We see an uneasy collusion between a Babylonian underling and one of
the prize Jewish recruits.
Daniel,
joined by Hananiah, Mishael, and Azariah, young men as stubbornly committed to
God as himself, struck up a deal. For two weeks, those four would eat nothing
but raw vegetables and drink only water.
The other Jewish conscripts literally ate like kings – meals only those
in the Babylonian royalty could afford.
Rich meats and cheeses, wine and milk, delicious breads – they were
eating large. Daniel said his God would
fortify him and so, the palace guard allowed his gambit. For two weeks, the four God-followers ate
only vegetables.
Have you
heard of the “Daniel diet?” A few years ago, Saddleback church wrote a book
about this, and other Christian nutritionists also wrote about it. Essentially it was 21st century
American Christians trying to eat the foods Daniel and his companions ate for
the purpose of losing weight and focusing on God to help their spiritual
morale. They wanted encouragement from
prayer instead getting it from ice cream Sundays. I remember being quite skeptical of the whole
idea at the time.
I read
up on it recently and found that there is much about the modern concept of the
“Daniel diet,” that is positive. It
basically encourages prayer and healthy eating.
These are good things.
However,
aside from the benefit of living in closer relationship to God, the modern
concept of the “Daniel diet” misses the point of the story in Daniel chapter
1. Verse 15 says, “At the end of 10 days
is observed that [Daniel, Hananiah, Mishael, and Azariah] appeared better and
fatter than all the young men who had been eating the royal rations. By “fatter” I think the Bible means these
four were fuller and healthier. Eating
vegetables alongside others who eat richer foods might help you lost weight,
but Daniel’s goal wasn’t to lose weight.
He wanted to honor God. The
palace master’s goal was to fatten up these young, talented Jews.
That the
raw vegetable diet produced the results that did was an act of God. This was miraculous, a direct but subtle
divine intervention into the story.
Daniel could not know God would intercede in this way. He did not know what God was going to do, if
anything. Daniel and his friends knew
how they needed to act to be faithful.
They did that trusting God, not knowing what would be next.
God
blessed them beyond expectation. Verse
19 tells us that when they were presented before King Nebuchadnezzar, none of
the other Jewish conscripts could compare with these four. “In every manner of wisdom and understanding
concerning which the king inquired of them, he found them 10 times better than
all the magicians and enchanters in his whole kingdom” (v.20). Daniel did not just outshine his peers. He rose in stature above the experts of
Babylon because God blessed him. He
lived in God’s blessing when he and his friends were faithful.
They
were still exiles in a foreign land.
They still lived under the hand of Babylonian overlords who called them
by their new, other names. But they
never ceased belonging to God. For all
that happened, they held onto their belief that God was the true power in the
world, the true Lord of history. God
determined the circumstance. The
circumstance did not determine what they believed to be true about God.
When, in
your life, have others tried to give you other names and to shape your
identity?
When I
went through army infantry basic training, drill sergeants tried to tell me I
was a killing machine who hated my enemies.

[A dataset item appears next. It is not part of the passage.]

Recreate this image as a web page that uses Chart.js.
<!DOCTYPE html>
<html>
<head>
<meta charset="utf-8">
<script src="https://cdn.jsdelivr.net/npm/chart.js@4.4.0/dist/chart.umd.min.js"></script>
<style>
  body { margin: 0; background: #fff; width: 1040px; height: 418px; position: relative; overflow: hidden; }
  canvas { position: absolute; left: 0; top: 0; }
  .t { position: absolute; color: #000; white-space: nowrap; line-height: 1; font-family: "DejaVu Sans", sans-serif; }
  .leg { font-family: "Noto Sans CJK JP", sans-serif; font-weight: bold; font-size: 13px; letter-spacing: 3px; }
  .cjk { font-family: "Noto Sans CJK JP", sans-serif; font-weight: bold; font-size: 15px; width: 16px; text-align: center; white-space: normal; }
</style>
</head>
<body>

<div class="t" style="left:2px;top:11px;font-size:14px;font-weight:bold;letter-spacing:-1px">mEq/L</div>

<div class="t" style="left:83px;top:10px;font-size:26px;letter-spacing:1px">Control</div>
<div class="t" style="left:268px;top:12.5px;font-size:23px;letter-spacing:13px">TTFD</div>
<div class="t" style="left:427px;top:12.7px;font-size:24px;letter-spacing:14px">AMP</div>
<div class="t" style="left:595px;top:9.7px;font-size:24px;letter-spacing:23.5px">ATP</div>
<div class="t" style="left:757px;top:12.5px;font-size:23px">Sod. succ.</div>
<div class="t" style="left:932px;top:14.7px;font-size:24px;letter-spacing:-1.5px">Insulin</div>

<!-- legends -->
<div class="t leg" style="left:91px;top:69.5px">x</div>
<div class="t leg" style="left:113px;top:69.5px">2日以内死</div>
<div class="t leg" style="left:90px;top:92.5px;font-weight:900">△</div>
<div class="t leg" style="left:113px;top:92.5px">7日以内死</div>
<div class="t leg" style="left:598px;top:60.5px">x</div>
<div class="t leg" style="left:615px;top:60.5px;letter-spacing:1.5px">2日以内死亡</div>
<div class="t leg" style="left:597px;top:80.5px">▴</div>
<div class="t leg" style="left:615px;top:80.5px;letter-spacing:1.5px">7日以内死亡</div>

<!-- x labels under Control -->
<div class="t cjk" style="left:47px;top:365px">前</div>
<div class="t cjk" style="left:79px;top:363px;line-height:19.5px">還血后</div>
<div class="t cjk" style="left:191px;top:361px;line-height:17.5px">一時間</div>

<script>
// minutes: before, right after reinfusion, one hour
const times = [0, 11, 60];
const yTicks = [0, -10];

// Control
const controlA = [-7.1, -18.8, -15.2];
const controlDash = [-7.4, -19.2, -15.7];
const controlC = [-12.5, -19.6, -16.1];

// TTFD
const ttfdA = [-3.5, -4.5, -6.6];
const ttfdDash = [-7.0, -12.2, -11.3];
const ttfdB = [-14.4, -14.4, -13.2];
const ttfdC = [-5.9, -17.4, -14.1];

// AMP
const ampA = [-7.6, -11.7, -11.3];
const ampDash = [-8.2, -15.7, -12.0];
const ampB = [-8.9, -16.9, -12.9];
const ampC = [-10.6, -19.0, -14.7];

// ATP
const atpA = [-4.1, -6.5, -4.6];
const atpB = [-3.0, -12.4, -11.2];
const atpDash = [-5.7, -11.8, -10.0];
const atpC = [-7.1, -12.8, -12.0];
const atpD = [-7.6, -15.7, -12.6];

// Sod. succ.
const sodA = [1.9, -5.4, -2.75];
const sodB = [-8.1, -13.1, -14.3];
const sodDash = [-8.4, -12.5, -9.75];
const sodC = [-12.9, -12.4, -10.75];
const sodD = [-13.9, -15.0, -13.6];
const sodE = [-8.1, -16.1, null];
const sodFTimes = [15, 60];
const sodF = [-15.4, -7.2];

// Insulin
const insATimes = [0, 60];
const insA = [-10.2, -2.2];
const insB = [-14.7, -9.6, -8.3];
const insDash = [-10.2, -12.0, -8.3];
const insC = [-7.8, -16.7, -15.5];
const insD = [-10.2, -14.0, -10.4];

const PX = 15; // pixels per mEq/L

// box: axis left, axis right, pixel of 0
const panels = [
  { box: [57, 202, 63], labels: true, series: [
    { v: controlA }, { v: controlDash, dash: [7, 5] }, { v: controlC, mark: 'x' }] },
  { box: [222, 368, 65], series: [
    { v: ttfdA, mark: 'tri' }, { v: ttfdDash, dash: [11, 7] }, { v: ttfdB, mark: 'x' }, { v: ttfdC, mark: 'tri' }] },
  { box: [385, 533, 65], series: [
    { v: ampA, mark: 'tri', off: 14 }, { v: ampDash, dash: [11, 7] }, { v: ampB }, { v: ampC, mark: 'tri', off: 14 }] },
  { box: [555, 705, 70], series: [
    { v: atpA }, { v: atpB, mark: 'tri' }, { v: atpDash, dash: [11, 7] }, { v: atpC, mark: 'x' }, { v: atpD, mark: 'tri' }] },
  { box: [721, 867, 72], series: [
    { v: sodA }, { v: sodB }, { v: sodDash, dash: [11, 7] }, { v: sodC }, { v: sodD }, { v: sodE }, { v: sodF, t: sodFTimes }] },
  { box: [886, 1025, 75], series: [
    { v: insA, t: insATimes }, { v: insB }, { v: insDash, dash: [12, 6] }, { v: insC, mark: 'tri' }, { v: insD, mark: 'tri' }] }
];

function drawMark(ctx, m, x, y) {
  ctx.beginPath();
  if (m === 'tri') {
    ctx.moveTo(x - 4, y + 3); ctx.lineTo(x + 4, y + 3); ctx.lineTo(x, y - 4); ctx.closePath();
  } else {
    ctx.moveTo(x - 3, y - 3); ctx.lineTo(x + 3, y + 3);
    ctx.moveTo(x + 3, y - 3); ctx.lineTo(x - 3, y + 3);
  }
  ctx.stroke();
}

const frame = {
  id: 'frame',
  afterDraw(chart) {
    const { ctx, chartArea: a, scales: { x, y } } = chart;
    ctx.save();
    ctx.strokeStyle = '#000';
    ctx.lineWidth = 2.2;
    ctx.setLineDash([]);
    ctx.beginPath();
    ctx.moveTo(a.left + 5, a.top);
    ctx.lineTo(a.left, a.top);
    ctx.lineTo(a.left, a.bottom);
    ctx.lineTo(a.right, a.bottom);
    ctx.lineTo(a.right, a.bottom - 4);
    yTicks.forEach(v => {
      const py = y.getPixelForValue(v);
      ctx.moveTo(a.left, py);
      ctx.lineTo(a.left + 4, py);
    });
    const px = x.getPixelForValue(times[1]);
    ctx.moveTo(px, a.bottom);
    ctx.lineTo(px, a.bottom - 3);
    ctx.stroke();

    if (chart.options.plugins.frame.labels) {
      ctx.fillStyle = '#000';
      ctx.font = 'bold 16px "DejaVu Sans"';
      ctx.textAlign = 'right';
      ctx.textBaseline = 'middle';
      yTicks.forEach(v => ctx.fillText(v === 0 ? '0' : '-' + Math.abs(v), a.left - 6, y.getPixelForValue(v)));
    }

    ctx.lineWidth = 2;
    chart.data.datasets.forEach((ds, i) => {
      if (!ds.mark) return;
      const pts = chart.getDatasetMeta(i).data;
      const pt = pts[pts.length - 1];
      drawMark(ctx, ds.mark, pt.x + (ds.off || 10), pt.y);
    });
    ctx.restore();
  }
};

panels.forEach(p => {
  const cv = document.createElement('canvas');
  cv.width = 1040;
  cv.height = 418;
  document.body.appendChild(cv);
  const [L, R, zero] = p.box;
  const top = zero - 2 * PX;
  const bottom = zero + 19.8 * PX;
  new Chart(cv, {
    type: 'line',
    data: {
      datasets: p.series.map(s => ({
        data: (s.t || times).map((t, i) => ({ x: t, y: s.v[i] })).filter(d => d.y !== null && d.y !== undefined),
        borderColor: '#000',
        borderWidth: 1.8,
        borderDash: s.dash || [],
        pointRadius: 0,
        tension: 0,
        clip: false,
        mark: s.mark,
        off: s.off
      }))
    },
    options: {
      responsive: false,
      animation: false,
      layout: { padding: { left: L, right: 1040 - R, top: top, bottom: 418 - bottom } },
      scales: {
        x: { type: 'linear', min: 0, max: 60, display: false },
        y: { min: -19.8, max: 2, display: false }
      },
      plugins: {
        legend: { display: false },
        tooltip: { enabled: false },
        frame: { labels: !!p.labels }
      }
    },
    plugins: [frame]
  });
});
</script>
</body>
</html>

This was 1989 and the Iron Curtain had fallen, so they were uncertain as
to who our enemies were, but still, they created an image of enemy, and then
told me I hated them. God told me to
love my neighbor, love my enemies, and pray for those who persecuted me.
Peers in
ministry have, at times in my career, tried to tell me what a pastor should
be. Sometimes their definition didn’t
fit what I thought God was telling me a pastor should be. Would I change how I preached and led the
church in order to gain acclaim and maybe even some favors from others? Who named me and defined me? What words and qualities name and define
you?
In Mark
1:23, in the synagogue on the Sabbath, Jesus confronts a demon possessed
man. “What have you to do with us, Jesus
of Nazareth? … I know who you are, the
Holy One of God,” the demons blurt out of the possessed man’s mouth. Jesus immediately silenced those demons. He referred to himself as “Son of Man.” He was not yet ready to publicly walk under
the moniker “Holy One of God.” He was
holy, but it wasn’t time to announce that yet, and the demons didn’t get to
alter the story. God was and is the
teller of the story: Jesus’ story, Daniel’s story, and yours and mine.
In God’s
telling, you and I are named. You are
called “beloved.” You are “chosen.” You are reckoned as “invited” and “welcomed”

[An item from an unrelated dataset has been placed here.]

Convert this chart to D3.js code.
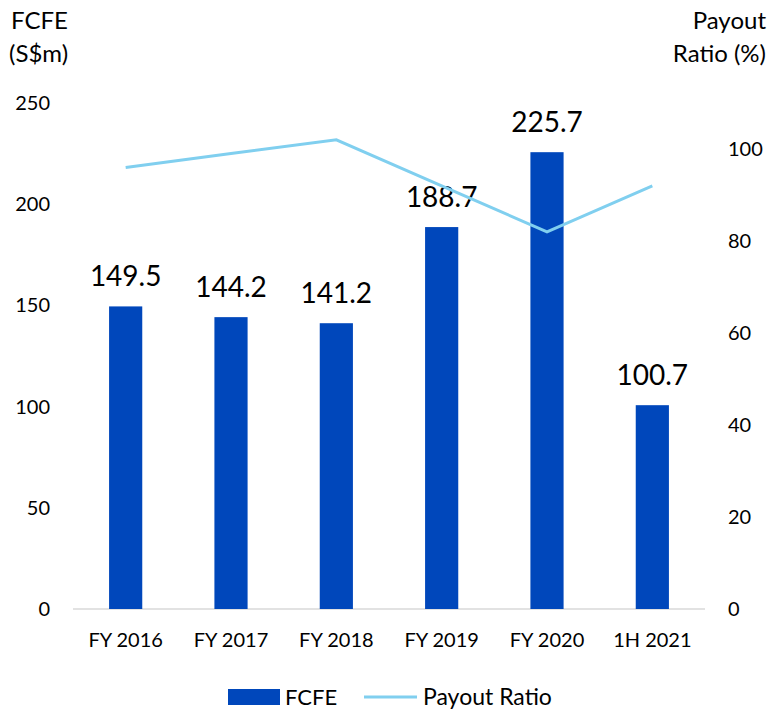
<!DOCTYPE html>
<html>
<head>
<meta charset="utf-8">
<script src="https://cdn.jsdelivr.net/npm/d3@7"></script>
<style>
  body { margin: 0; background: #fff; }
  svg text { font-family: Lato, "Open Sans", sans-serif; fill: #000; }
</style>
</head>
<body>
<svg id="chart" width="773" height="712"></svg>
<script>
// data
const periods = ["FY 2016", "FY 2017", "FY 2018", "FY 2019", "FY 2020", "1H 2021"];
const fcfe = [149.5, 144.2, 141.2, 188.7, 225.7, 100.7];
const payout = [96, 99, 102, 92, 82, 92];
const leftTicks = [0, 50, 100, 150, 200, 250];
const rightTicks = [0, 20, 40, 60, 80, 100];

const margin = { top: 103, right: 68, bottom: 103, left: 73 };
const width = 773 - margin.left - margin.right;
const height = 712 - margin.top - margin.bottom;

const barColor = "#0047BB";
const lineColor = "#80CFEF";

const svg = d3.select("#chart");
const g = svg.append("g").attr("transform", `translate(${margin.left},${margin.top})`);

// bars share the category centres of xc
const x = d3.scaleBand().domain(periods).range([0, width]).paddingInner(0.685).paddingOuter(0.3425);
const xc = d3.scaleBand().domain(periods).range([0, width]);
const yL = d3.scaleLinear().domain([0, 250]).range([height, 0]);
const yR = d3.scaleLinear().domain([0, 110]).range([height, 0]);

// baseline
g.append("line")
  .attr("x1", 0).attr("x2", width)
  .attr("y1", height).attr("y2", height)
  .attr("stroke", "#d9d9d9").attr("stroke-width", 1.5);

// bars
g.selectAll(".bar")
  .data(fcfe)
  .join("rect")
  .attr("class", "bar")
  .attr("x", (d, i) => x(periods[i]))
  .attr("width", x.bandwidth())
  .attr("y", d => yL(d))
  .attr("height", d => height - yL(d))
  .attr("fill", barColor);

// bar labels
g.selectAll(".lbl")
  .data(fcfe)
  .join("text")
  .attr("class", "lbl")
  .attr("x", (d, i) => xc(periods[i]) + xc.bandwidth() / 2)
  .attr("y", d => yL(d) - 20)
  .attr("text-anchor", "middle")
  .style("font-size", "28px")
  .text(d => d.toFixed(1));

// payout line
const line = d3.line()
  .x((d, i) => xc(periods[i]) + xc.bandwidth() / 2)
  .y(d => yR(d));
g.append("path")
  .datum(payout)
  .attr("d", line)
  .attr("fill", "none")
  .attr("stroke", lineColor)
  .attr("stroke-width", 3);

// axes
const leftAxis = g.append("g")
  .call(d3.axisLeft(yL).tickValues(leftTicks).tickSize(0).tickPadding(23));
const rightAxis = g.append("g")
  .attr("transform", `translate(${width},0)`)
  .call(d3.axisRight(yR).tickValues(rightTicks).tickSize(0).tickPadding(23));
const bottomAxis = g.append("g")
  .attr("transform", `translate(0,${height})`)
  .call(d3.axisBottom(xc).tickSize(0).tickPadding(24));

[leftAxis, rightAxis, bottomAxis].forEach(a => {
  a.select(".domain").remove();
  a.selectAll("text").style("font-size", "20px").attr("fill", "#000")
    .style("font-family", "Lato, 'Open Sans', sans-serif");
});

// axis titles
svg.append("text").attr("x", 11).attr("y", 29).style("font-size", "24px").text("FCFE");
svg.append("text").attr("x", 9).attr("y", 62).style("font-size", "24px").text("(S$m)");
svg.append("text").attr("x", 766).attr("y", 29).attr("text-anchor", "end").style("font-size", "24px").text("Payout");
svg.append("text").attr("x", 766).attr("y", 62).attr("text-anchor", "end").style("font-size", "24px").text("Ratio (%)");

// legend
const leg = svg.append("g").attr("transform", "translate(228,689)");
leg.append("rect").attr("x", 0).attr("y", 0).attr("width", 52).attr("height", 16).attr("fill", barColor);
leg.append("text").attr("x", 57).attr("y", 16).style("font-size", "22px").text("FCFE");
leg.append("line").attr("x1", 136).attr("x2", 189).attr("y1", 8).attr("y2", 8)
  .attr("stroke", lineColor).attr("stroke-width", 3);
leg.append("text").attr("x", 195).attr("y", 16).style("font-size", "23px").text("Payout Ratio");
</script>
</body>
</html>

by God. You and I are named. We called “son” or “daughter” by God. No matter where we are, no matter what
situation we are in, this is true. We
are children of God, God is with us, and is involved in the struggles we
face.
In your
life, people will want to name you.
“Customer;” you give them your money.
“Follower;” you give them your allegiance. “Sucker;” you fall for their schemes. “Life giver;” you take on yourself their
dysfunction. In countless ways, the
world around you will strive to make you, to shape your identity.
We live
in the world, but not as pieces of clay to be shaped by the world. We are clay in God’s hands. In the world, we shine God’s light and speak
God’s truth as messengers of the gospel.
The world cannot name us because God already has. We step from this place into the world, not
with a defensive posture keeping the world at bay, but with arms and hearts of
love. We step with stubborn commitment
to the God who loves us. Only He gets to name us. We step out proclaiming, living in his grace.